Available data:

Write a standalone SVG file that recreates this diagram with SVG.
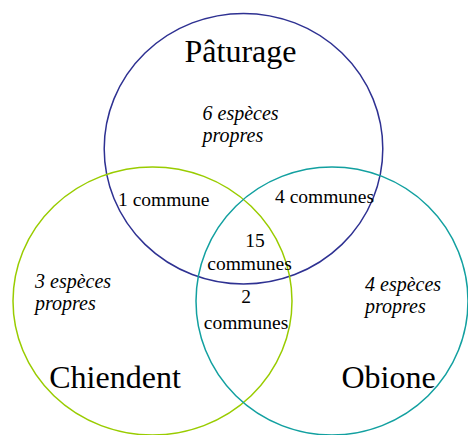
<svg xmlns="http://www.w3.org/2000/svg" width="468" height="435" viewBox="0 0 468 435">
<style>
.c{fill:none;stroke-width:1.5}
.t{font-family:"Liberation Serif","Times New Roman",serif;fill:#000}
.big{font-size:32px;text-anchor:middle}
.reg{font-size:19.5px}
.mid{text-anchor:middle}
.it{font-size:20px;font-style:italic}
</style>
<rect width="468" height="435" fill="#fff"/>
<g id="paturage">
<ellipse class="c" cx="243.5" cy="148.7" rx="139.3" ry="135.3" stroke="#2e3192"/>
<text class="t big" x="240.5" y="62">Pâturage</text>
<text class="t it" x="202.5" y="120">6 espèces</text>
<text class="t it" x="202.5" y="142">propres</text>
</g>
<g id="chiendent">
<ellipse class="c" cx="152.5" cy="301" rx="139.5" ry="134" stroke="#99cc00"/>
<text class="t big" x="115" y="388">Chiendent</text>
<text class="t it" x="35" y="288">3 espèces</text>
<text class="t it" x="35" y="310">propres</text>
</g>
<g id="obione">
<ellipse class="c" cx="332" cy="301" rx="136" ry="134" stroke="#12a0a0"/>
<text class="t big" x="388.5" y="388">Obione</text>
<text class="t it" x="365" y="291">4 espèces</text>
<text class="t it" x="365" y="313">propres</text>
</g>
<g id="intersections">
<text class="t reg" x="118" y="206">1 commune</text>
<text class="t reg" x="275" y="203">4 communes</text>
<text class="t reg mid" x="255" y="247">15</text>
<text class="t reg mid" x="249.5" y="270">communes</text>
<text class="t reg mid" x="246" y="303">2</text>
<text class="t reg mid" x="246" y="329">communes</text>
</g>
<g id="connectors"/>
</svg>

What is expected:
Please write out all of the material above without changing a word, and omit any pictures.

Exercise solution:
Write a standalone SVG file that recreates this diagram with SVG.
<svg xmlns="http://www.w3.org/2000/svg" width="468" height="435" viewBox="0 0 468 435">
<style>
.c{fill:none;stroke-width:1.5}
.t{font-family:"Liberation Serif","Times New Roman",serif;fill:#000}
.big{font-size:32px;text-anchor:middle}
.reg{font-size:19.5px}
.mid{text-anchor:middle}
.it{font-size:20px;font-style:italic}
</style>
<rect width="468" height="435" fill="#fff"/>
<g id="paturage">
<ellipse class="c" cx="243.5" cy="148.7" rx="139.3" ry="135.3" stroke="#2e3192"/>
<text class="t big" x="240.5" y="62">Pâturage</text>
<text class="t it" x="202.5" y="120">6 espèces</text>
<text class="t it" x="202.5" y="142">propres</text>
</g>
<g id="chiendent">
<ellipse class="c" cx="152.5" cy="301" rx="139.5" ry="134" stroke="#99cc00"/>
<text class="t big" x="115" y="388">Chiendent</text>
<text class="t it" x="35" y="288">3 espèces</text>
<text class="t it" x="35" y="310">propres</text>
</g>
<g id="obione">
<ellipse class="c" cx="332" cy="301" rx="136" ry="134" stroke="#12a0a0"/>
<text class="t big" x="388.5" y="388">Obione</text>
<text class="t it" x="365" y="291">4 espèces</text>
<text class="t it" x="365" y="313">propres</text>
</g>
<g id="intersections">
<text class="t reg" x="118" y="206">1 commune</text>
<text class="t reg" x="275" y="203">4 communes</text>
<text class="t reg mid" x="255" y="247">15</text>
<text class="t reg mid" x="249.5" y="270">communes</text>
<text class="t reg mid" x="246" y="303">2</text>
<text class="t reg mid" x="246" y="329">communes</text>
</g>
<g id="connectors"/>
</svg>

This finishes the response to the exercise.